Short problem: Give every line back verbatim, dropping all images.

▬▬▬▬▬▬▬▬▬▬

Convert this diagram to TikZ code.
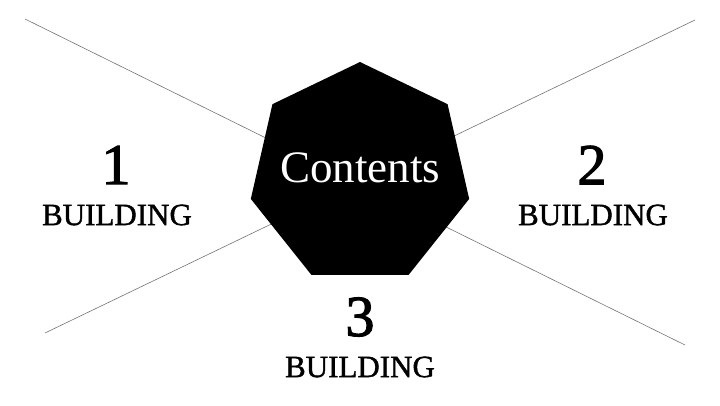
\documentclass[tikz,border=0pt]{standalone}
\usepackage{fontspec}
\setmainfont{Liberation Serif}
\newfontfamily\heavyserif[FakeBold=1.2]{Liberation Serif}
\newfontfamily\numserif[FakeBold=2]{Liberation Serif}
\usetikzlibrary{shapes.geometric}

\begin{document}
\begin{tikzpicture}[x=1pt,y=-1pt,
  bignum/.style={inner sep=0pt,font=\numserif\fontsize{58}{60}\selectfont},
  bldg/.style={inner sep=0pt,font=\heavyserif\fontsize{31}{33}\selectfont},
  cross/.style={draw=black!55,line width=0.6pt}]
\useasboundingbox (0,0) rectangle (720,405);
% crossing lines
\coordinate (tl) at (25,19);
\coordinate (tr) at (695,20);
\coordinate (bl) at (45,333);
\coordinate (br) at (685,345);
\draw[cross] (tl) -- (br);
\draw[cross] (tr) -- (bl);
% heptagon
\node[regular polygon,regular polygon sides=7,minimum size=224pt,
  inner sep=0pt,fill=black] (hept) at (360,174) {};
\node[inner sep=0pt,text=white,font=\fontsize{45}{47}\selectfont] (title) at (360,168) {Contents};
% labels
\node[bignum] (n1) at (116,165) {1};
\node[bldg] (b1) at (117,215) {BUILDING};
\node[bignum] (n2) at (592,165) {2};
\node[bldg] (b2) at (593,215) {BUILDING};
\node[bignum] (n3) at (360,317) {3};
\node[bldg] (b3) at (360,367) {BUILDING};
\end{tikzpicture}
\end{document}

▬▬▬▬▬▬▬▬▬▬

The answer:
Convert this diagram to TikZ code.
\documentclass[tikz,border=0pt]{standalone}
\usepackage{fontspec}
\setmainfont{Liberation Serif}
\newfontfamily\heavyserif[FakeBold=1.2]{Liberation Serif}
\newfontfamily\numserif[FakeBold=2]{Liberation Serif}
\usetikzlibrary{shapes.geometric}

\begin{document}
\begin{tikzpicture}[x=1pt,y=-1pt,
  bignum/.style={inner sep=0pt,font=\numserif\fontsize{58}{60}\selectfont},
  bldg/.style={inner sep=0pt,font=\heavyserif\fontsize{31}{33}\selectfont},
  cross/.style={draw=black!55,line width=0.6pt}]
\useasboundingbox (0,0) rectangle (720,405);
% crossing lines
\coordinate (tl) at (25,19);
\coordinate (tr) at (695,20);
\coordinate (bl) at (45,333);
\coordinate (br) at (685,345);
\draw[cross] (tl) -- (br);
\draw[cross] (tr) -- (bl);
% heptagon
\node[regular polygon,regular polygon sides=7,minimum size=224pt,
  inner sep=0pt,fill=black] (hept) at (360,174) {};
\node[inner sep=0pt,text=white,font=\fontsize{45}{47}\selectfont] (title) at (360,168) {Contents};
% labels
\node[bignum] (n1) at (116,165) {1};
\node[bldg] (b1) at (117,215) {BUILDING};
\node[bignum] (n2) at (592,165) {2};
\node[bldg] (b2) at (593,215) {BUILDING};
\node[bignum] (n3) at (360,317) {3};
\node[bldg] (b3) at (360,367) {BUILDING};
\end{tikzpicture}
\end{document}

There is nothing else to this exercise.